Candi Cetha, Januari 2013 |
Dari postingan saya kemarin yang berjudul "flexing, healing dan baper" ada yang menulis komen bahwa tidak pas jika kata 'flexing' dikontraskan dengan 'healing'; namun lebih pas jika kata 'flexing' dikontraskan dengan 'sharing'.
Komentar ini mengingatkan saya pada satu obrolan ringan dengan Radit, tentang destinasi wisata. Sekitar 11 tahun yang lalu, setelah saya mendapatkan partner dolan bersepeda, kami suka blusukan mencari lokasi yang menarik untuk dikunjungi dengan naik sepeda. Setelah itu, saya akan mengunggahnya di media sosial. Saya bermaksud sharing tentu saja, memberi ide para pembaca tulisan saya tujuan untuk bersepeda. Saya dengan suka cita akan menjelaskan letak lokasi sekaligus rute dan trek yang akan dilewati, jika ada yang bertanya secara detil.
Sebaliknya, Radit biasanya -- kadang -- hanya mengunggah foto lokasi yang dia tuju, atau yang dia lewati saat sepedaan, atau juga saat 'turing' naik motor lawasnya. Alasannya adalah: di zaman dimana orang-orang hobi foto, kemudian mengunggahnya di medsos, lokasi-lokasi eksotis seperti itu akan cepat diburu untuk dikunjungi, dan dijadikan background maupun objek foto.
Permasalahan bisa saja muncul setelah itu: jika para pengunjung itu tidak memedulikan kebersihan atau memelihara tempat tersebut, maka lokasi itu akan cepat menjadi lokasi yang kotor, rusak, dlsb.
Satu contoh.

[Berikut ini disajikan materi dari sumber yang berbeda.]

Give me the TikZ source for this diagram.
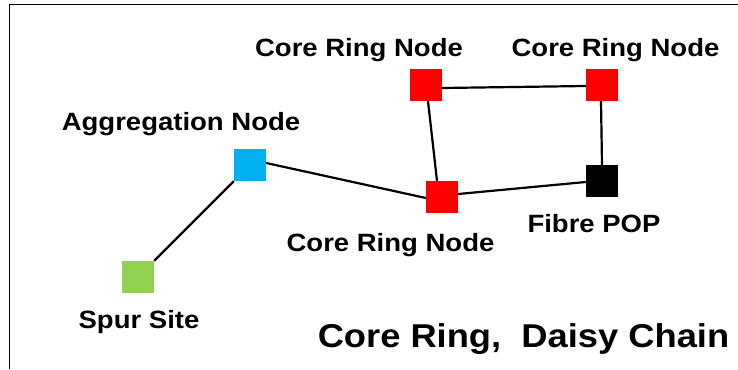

Tahun 2013 saya bersepeda dari Solo ke Candi Cetho, yang terletak di ketinggian sekitar 1400 mdpl. Orang-orang yang tahu saya -- perempuan, tak lagi bisa dikatakan masih berusia muda -- bisa kok mencapai Candi Cetho dengan naik sepeda. Masak yang laki-laki tidak bisa? Sekitar satu tahun kemudian, saya melihat unggahan foto serombongan orang bersepeda ke Candi Cetho. Yang saya sayangkan adalah mereka membawa serta (mengangkat melewati tangga) sepeda mereka, dan dengan sembarangan memarkirkan sepeda di tempat yang tidak semestinya: disandarkan di satu patung yang terletak tak jauh dari pintu pagar masuk. Itu patung pasti usianya sudah ratusan tahun. Mengapa mereka tidak punya kesadaran untuk turut menjaga peninggalan nenek moyang.
Candi Ngempon, Desember 2012 |
Contoh lain. Tahun 2012 saya bersepeda ke Candi Ngempon, yang terletak di daerah Bergas, Kabupaten Semarang. Saat itu, saya hanya berdua dengan pasangan dolan saya. Kami bebas membawa sepeda kami masuk area. Sebagai pecinta candi, tidak mungkin saya akan sembarangan memarkir sepeda saya dengan, misalnya, menyandarkan ke batu candi. Saya mengunggah kisah ini di blog saya.
Tahun 2017 saya ke Candi Ngempon sendiri. Si penjaga dengan galak melarang saya membawa masuk sepeda dengan alasan banyak orang yang sembarangan memarkir sepedanya saat masuk ke area yang seharusnya dijaga kelestariannya itu. Saya tahu setahun sebelumnya seorang kawan sepedaan menyelenggarakan event sepedaan rame-rame dengan tujuan Candi Ngempon, terinspirasi dari kisah saya bersepeda kesana.
Masih ada kisah lain lagi sih. Tapi nanti tulisan saya jadi terlalu panjang.
Salam ngeteh nasgitel di sore yang hujan.